Problem requirements: The listing below must be repeated word for word, with its images excluded.

═══

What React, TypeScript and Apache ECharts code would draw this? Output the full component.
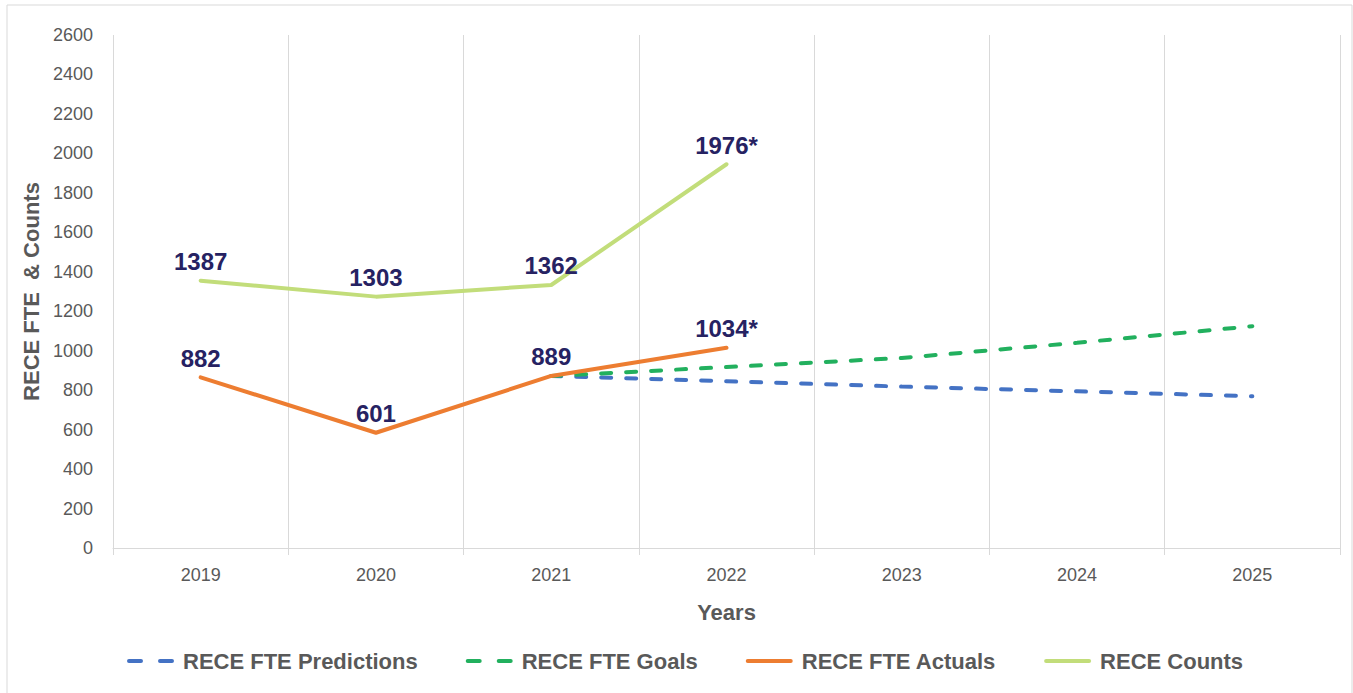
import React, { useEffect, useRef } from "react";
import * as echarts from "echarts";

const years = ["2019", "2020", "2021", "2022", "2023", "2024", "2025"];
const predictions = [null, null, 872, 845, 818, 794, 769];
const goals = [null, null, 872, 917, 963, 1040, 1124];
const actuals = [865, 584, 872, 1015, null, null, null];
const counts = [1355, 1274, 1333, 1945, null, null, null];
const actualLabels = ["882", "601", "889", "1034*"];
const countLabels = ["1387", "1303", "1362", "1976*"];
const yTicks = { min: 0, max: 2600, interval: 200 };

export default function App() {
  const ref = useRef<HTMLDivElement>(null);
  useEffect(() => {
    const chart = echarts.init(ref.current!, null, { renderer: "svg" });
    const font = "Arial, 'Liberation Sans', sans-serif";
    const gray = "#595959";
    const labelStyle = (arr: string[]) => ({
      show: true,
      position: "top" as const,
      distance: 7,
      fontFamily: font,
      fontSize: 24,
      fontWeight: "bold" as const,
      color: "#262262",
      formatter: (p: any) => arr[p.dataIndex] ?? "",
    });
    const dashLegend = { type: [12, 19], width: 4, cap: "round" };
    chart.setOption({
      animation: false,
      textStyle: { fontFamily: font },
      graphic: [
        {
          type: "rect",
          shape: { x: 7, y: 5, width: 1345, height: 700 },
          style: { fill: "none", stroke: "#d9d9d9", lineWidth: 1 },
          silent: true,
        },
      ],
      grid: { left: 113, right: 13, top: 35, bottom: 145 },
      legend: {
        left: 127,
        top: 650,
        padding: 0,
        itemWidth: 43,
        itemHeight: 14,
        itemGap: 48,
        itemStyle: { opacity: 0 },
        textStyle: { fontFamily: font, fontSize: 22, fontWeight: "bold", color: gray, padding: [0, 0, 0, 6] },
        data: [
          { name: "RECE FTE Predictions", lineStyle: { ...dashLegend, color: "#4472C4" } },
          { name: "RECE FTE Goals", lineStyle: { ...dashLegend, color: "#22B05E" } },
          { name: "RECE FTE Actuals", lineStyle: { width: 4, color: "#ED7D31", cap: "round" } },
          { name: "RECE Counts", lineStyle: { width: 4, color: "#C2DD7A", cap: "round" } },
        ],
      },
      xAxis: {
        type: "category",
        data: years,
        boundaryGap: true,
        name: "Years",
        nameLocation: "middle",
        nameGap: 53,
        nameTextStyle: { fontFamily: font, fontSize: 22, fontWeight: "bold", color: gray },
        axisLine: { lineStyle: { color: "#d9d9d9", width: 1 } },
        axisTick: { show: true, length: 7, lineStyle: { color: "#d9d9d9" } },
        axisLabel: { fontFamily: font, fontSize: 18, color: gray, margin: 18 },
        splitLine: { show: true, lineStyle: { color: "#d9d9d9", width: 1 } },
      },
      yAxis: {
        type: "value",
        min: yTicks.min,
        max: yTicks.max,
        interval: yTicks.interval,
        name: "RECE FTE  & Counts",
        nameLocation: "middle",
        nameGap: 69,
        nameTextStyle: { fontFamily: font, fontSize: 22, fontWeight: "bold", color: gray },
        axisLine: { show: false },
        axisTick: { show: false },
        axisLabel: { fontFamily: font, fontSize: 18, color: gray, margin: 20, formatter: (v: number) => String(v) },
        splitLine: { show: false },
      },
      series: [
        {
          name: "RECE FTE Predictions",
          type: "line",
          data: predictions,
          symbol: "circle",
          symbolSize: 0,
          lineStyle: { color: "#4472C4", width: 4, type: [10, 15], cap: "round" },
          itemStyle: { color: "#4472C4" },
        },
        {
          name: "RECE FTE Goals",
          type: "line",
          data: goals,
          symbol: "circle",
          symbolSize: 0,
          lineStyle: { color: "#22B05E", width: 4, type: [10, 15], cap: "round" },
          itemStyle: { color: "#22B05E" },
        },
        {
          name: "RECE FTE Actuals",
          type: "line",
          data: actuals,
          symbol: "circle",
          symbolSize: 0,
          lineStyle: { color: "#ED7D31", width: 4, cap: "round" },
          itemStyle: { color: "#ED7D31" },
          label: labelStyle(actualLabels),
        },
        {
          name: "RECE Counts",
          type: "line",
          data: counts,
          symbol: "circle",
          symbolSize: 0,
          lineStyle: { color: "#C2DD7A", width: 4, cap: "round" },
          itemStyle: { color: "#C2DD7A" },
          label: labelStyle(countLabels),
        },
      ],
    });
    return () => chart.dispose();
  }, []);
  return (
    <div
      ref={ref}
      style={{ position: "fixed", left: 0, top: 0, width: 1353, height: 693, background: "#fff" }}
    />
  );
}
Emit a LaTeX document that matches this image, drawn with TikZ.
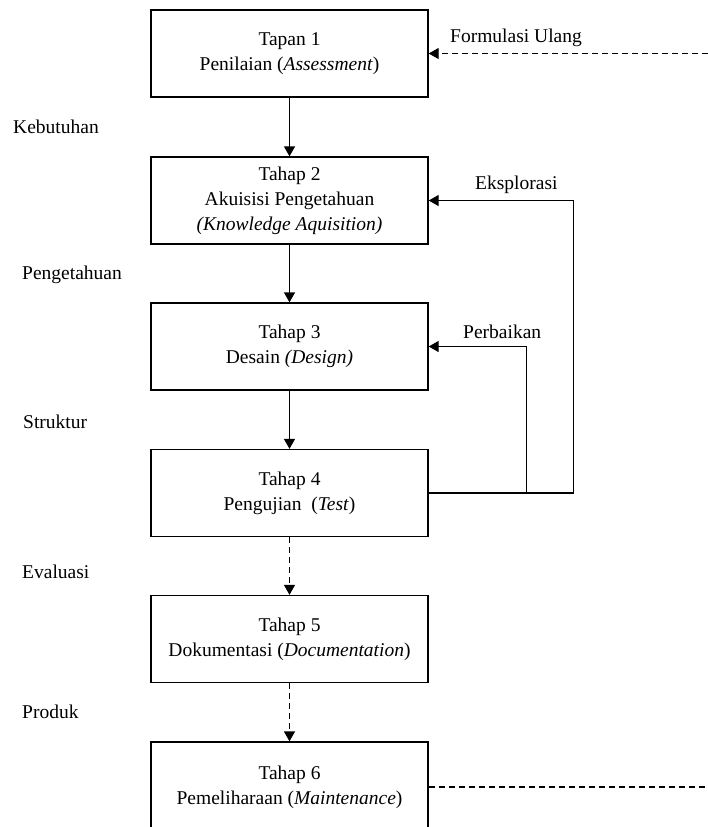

═══

Correct output:
What React, TypeScript and Apache ECharts code would draw this? Output the full component.
import React, { useEffect, useRef } from "react";
import * as echarts from "echarts";

const years = ["2019", "2020", "2021", "2022", "2023", "2024", "2025"];
const predictions = [null, null, 872, 845, 818, 794, 769];
const goals = [null, null, 872, 917, 963, 1040, 1124];
const actuals = [865, 584, 872, 1015, null, null, null];
const counts = [1355, 1274, 1333, 1945, null, null, null];
const actualLabels = ["882", "601", "889", "1034*"];
const countLabels = ["1387", "1303", "1362", "1976*"];
const yTicks = { min: 0, max: 2600, interval: 200 };

export default function App() {
  const ref = useRef<HTMLDivElement>(null);
  useEffect(() => {
    const chart = echarts.init(ref.current!, null, { renderer: "svg" });
    const font = "Arial, 'Liberation Sans', sans-serif";
    const gray = "#595959";
    const labelStyle = (arr: string[]) => ({
      show: true,
      position: "top" as const,
      distance: 7,
      fontFamily: font,
      fontSize: 24,
      fontWeight: "bold" as const,
      color: "#262262",
      formatter: (p: any) => arr[p.dataIndex] ?? "",
    });
    const dashLegend = { type: [12, 19], width: 4, cap: "round" };
    chart.setOption({
      animation: false,
      textStyle: { fontFamily: font },
      graphic: [
        {
          type: "rect",
          shape: { x: 7, y: 5, width: 1345, height: 700 },
          style: { fill: "none", stroke: "#d9d9d9", lineWidth: 1 },
          silent: true,
        },
      ],
      grid: { left: 113, right: 13, top: 35, bottom: 145 },
      legend: {
        left: 127,
        top: 650,
        padding: 0,
        itemWidth: 43,
        itemHeight: 14,
        itemGap: 48,
        itemStyle: { opacity: 0 },
        textStyle: { fontFamily: font, fontSize: 22, fontWeight: "bold", color: gray, padding: [0, 0, 0, 6] },
        data: [
          { name: "RECE FTE Predictions", lineStyle: { ...dashLegend, color: "#4472C4" } },
          { name: "RECE FTE Goals", lineStyle: { ...dashLegend, color: "#22B05E" } },
          { name: "RECE FTE Actuals", lineStyle: { width: 4, color: "#ED7D31", cap: "round" } },
          { name: "RECE Counts", lineStyle: { width: 4, color: "#C2DD7A", cap: "round" } },
        ],
      },
      xAxis: {
        type: "category",
        data: years,
        boundaryGap: true,
        name: "Years",
        nameLocation: "middle",
        nameGap: 53,
        nameTextStyle: { fontFamily: font, fontSize: 22, fontWeight: "bold", color: gray },
        axisLine: { lineStyle: { color: "#d9d9d9", width: 1 } },
        axisTick: { show: true, length: 7, lineStyle: { color: "#d9d9d9" } },
        axisLabel: { fontFamily: font, fontSize: 18, color: gray, margin: 18 },
        splitLine: { show: true, lineStyle: { color: "#d9d9d9", width: 1 } },
      },
      yAxis: {
        type: "value",
        min: yTicks.min,
        max: yTicks.max,
        interval: yTicks.interval,
        name: "RECE FTE  & Counts",
        nameLocation: "middle",
        nameGap: 69,
        nameTextStyle: { fontFamily: font, fontSize: 22, fontWeight: "bold", color: gray },
        axisLine: { show: false },
        axisTick: { show: false },
        axisLabel: { fontFamily: font, fontSize: 18, color: gray, margin: 20, formatter: (v: number) => String(v) },
        splitLine: { show: false },
      },
      series: [
        {
          name: "RECE FTE Predictions",
          type: "line",
          data: predictions,
          symbol: "circle",
          symbolSize: 0,
          lineStyle: { color: "#4472C4", width: 4, type: [10, 15], cap: "round" },
          itemStyle: { color: "#4472C4" },
        },
        {
          name: "RECE FTE Goals",
          type: "line",
          data: goals,
          symbol: "circle",
          symbolSize: 0,
          lineStyle: { color: "#22B05E", width: 4, type: [10, 15], cap: "round" },
          itemStyle: { color: "#22B05E" },
        },
        {
          name: "RECE FTE Actuals",
          type: "line",
          data: actuals,
          symbol: "circle",
          symbolSize: 0,
          lineStyle: { color: "#ED7D31", width: 4, cap: "round" },
          itemStyle: { color: "#ED7D31" },
          label: labelStyle(actualLabels),
        },
        {
          name: "RECE Counts",
          type: "line",
          data: counts,
          symbol: "circle",
          symbolSize: 0,
          lineStyle: { color: "#C2DD7A", width: 4, cap: "round" },
          itemStyle: { color: "#C2DD7A" },
          label: labelStyle(countLabels),
        },
      ],
    });
    return () => chart.dispose();
  }, []);
  return (
    <div
      ref={ref}
      style={{ position: "fixed", left: 0, top: 0, width: 1353, height: 693, background: "#fff" }}
    />
  );
}
Emit a LaTeX document that matches this image, drawn with TikZ.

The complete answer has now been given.